The following post comes to us from Jon N. Eisenberg, partner in the Government Enforcement practice at K&L Gates LLP, and is based on a K&L Gates publication by Mr. Eisenberg. The complete publication, including footnotes, is available here.

The Supreme Court has a long history of rejecting expansive interpretations of implied private rights of action under Section 10(b) of the Securities Exchange Act. Most notably, since 1975, it rejected the argument that mere holders, rather than only purchasers and sellers, may bring private damage actions under Section 10(b), rejected the argument that Section 10(b) liability may be imposed based on negligence rather than scienter, rejected the argument that Section 10(b) may be applied to “unfair” as opposed to fraudulent conduct, rejected the argument that purchase price inflation is enough to show damages under Section 10(b), rejected the argument that Section 10(b) reaches aiders and abettors rather than only primary violators, and rejected efforts to muddy the distinction between primary and secondary liability under Section 10(b).

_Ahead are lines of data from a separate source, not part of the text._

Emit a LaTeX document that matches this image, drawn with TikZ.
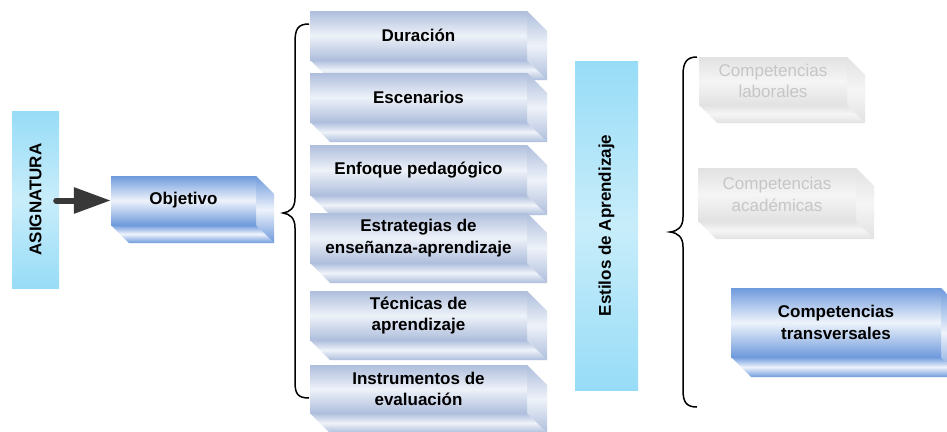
\documentclass[tikz,border=0pt]{standalone}
\usepackage{fontspec}
\setmainfont{Liberation Sans}
\usetikzlibrary{arrows.meta}
\definecolor{colE}{HTML}{AEBEDC}
\definecolor{colM}{HTML}{EEF2F9}
\definecolor{strE}{HTML}{6E9ADC}
\definecolor{strM}{HTML}{EEF3FB}
\definecolor{gryE}{HTML}{E2E2E2}
\definecolor{gryM}{HTML}{F5F5F5}
\definecolor{gryT}{HTML}{C6C6C6}
\definecolor{cyaE}{HTML}{97DCF7}
\definecolor{cyaM}{HTML}{C8EDFA}
\definecolor{arrC}{HTML}{383838}
\tikzset{
  pale/.style={top color=colE, bottom color=colE, middle color=colM},
  strong/.style={top color=strE, bottom color=strE, middle color=strM},
  grayish/.style={top color=gryE, bottom color=gryE, middle color=gryM},
  boxtext/.style={font=\fontsize{17}{21.5}\selectfont\bfseries, align=center, text=black, inner sep=0pt},
  palefront/.style={pale, boxtext},
  strongfront/.style={strong, boxtext},
  grayishfront/.style={grayish, boxtext, font=\fontsize{17}{21.5}\selectfont, text=gryT},
  cyanbar/.style={top color=cyaE, bottom color=cyaE, middle color=cyaM, boxtext, rotate=90},
  bracket/.style={draw=black, line width=1.5pt},
  bigarrow/.style={draw=arrC, line width=6pt, line cap=round, -{Triangle[length=37pt,width=25pt]}},
}
% #1 style, #2 name, #3 x1, #4 y1, #5 x2, #6 y2, #7 depth, #8 text
\newcommand{\cubo}[8]{%
  \shade[#1] (#3,#6) -- (#5,#6) -- ++(#7,#7) -- ++({#3-#5},0) -- cycle;
  \shade[#1] (#5,#4) -- ++(#7,#7) -- ++(0,{#6-#4}) -- (#5,#6) -- cycle;
  \node[#1front, minimum width={#5-#3}, minimum height={#6-#4}] (#2) at ({(#3+#5)/2},{(#4+#6)/2}) {#8};
}
\begin{document}
\begin{tikzpicture}[x=1pt,y=-1pt]
\clip (0,0) rectangle (947,431);
\fill[white] (0,0) rectangle (947,431);

% left bar
\node[cyanbar, minimum width=177, minimum height=47] (asig) at (35.5,199.5) {ASIGNATURA};

% Objetivo
\cubo{strong}{obj}{111}{176}{256}{225}{18}{Objetivo}

% arrow
\draw[bigarrow] ([xshift=-3pt]asig.south |- obj.west) -- (obj.west);

% column of boxes
\cubo{pale}{dur}{310}{11}{527}{60}{20}{Duración}
\cubo{pale}{esc}{310}{73}{527}{122}{20}{Escenarios}
\cubo{pale}{enf}{310}{145}{527}{195}{20}{Enfoque pedagógico}
\cubo{pale}{est}{310}{213}{527}{263}{20}{Estrategias de\\enseñanza-aprendizaje}
\cubo{pale}{tec}{310}{291}{527}{340}{20}{Técnicas de\\aprendizaje}
\cubo{pale}{ins}{310}{365}{527}{413}{20}{Instrumentos de\\evaluación}

% brace 1
\draw[bracket] (309,24) .. controls (298,24) and (295,29) .. (295,42) -- (295,198)
  .. controls (295,208) and (290,212) .. (283,213)
  .. controls (290,214) and (295,218) .. (295,228) -- (295,382)
  .. controls (295,394) and (298,398) .. (309,398);

% right bar
\node[cyanbar, minimum width=329, minimum height=63] (estilos) at (606.5,225.5) {Estilos de Aprendizaje};

% brace 2
\draw[bracket] (697,57) .. controls (687,57) and (683,62) .. (683,75) -- (683,217)
  .. controls (683,227) and (678,231) .. (670,232)
  .. controls (678,233) and (683,237) .. (683,247) -- (683,390)
  .. controls (683,403) and (687,407) .. (697,407);

% competence boxes
\cubo{grayish}{lab}{699}{57}{847}{105}{18}{Competencias\\laborales}
\cubo{grayish}{aca}{698}{168}{856}{221}{18}{Competencias\\académicas}
\cubo{strong}{tra}{731}{288}{941}{357}{20}{Competencias\\transversales}
\end{tikzpicture}
\end{document}
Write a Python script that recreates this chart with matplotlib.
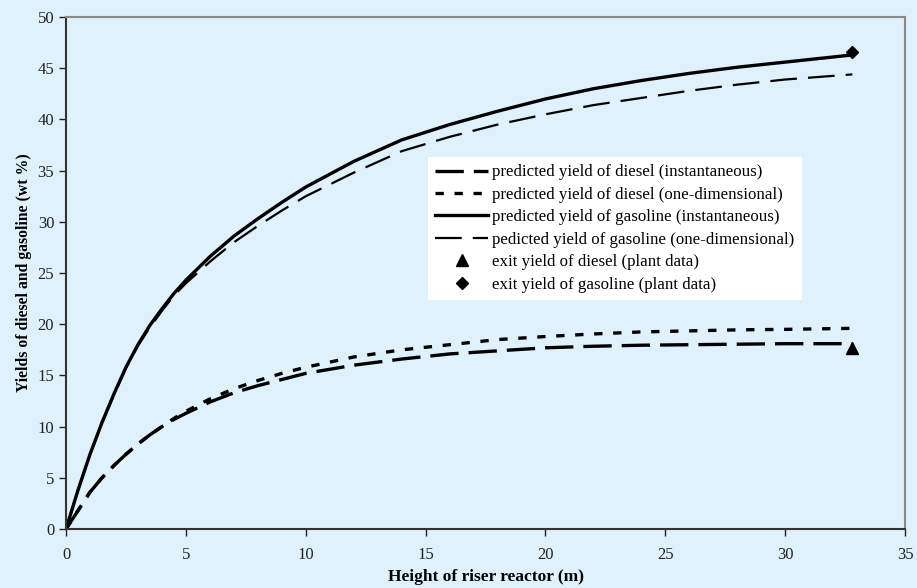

The Court, however, has barely even mentioned Section 11 of the Securities Act in its opinions, much less interpreted it. Section 11, unlike Section 10(b), 1) provides an express private right of action, 2) is limited to misrepresentations and omissions in a registration statement, and 3) requires no proof of culpability although defendants other than an issuer have due diligence affirmative defenses. The Supreme Court’s March 24, 2015 decision in Omnicare, Inc. v. Laborers District Council Construction Industry Pension Fund, No. 13-435, is the Court’s first meaningful foray into Section 11. Unfortunately, the decision, which addresses opinion liability under Section 11, provides an amorphous standard that is likely to lead to unpredictable results. It should provide little comfort to plaintiffs or defendants and should make defendants more cautious about including unnecessary opinions in registration statements and, where appropriate, should lead them to carefully qualify opinions that they do include.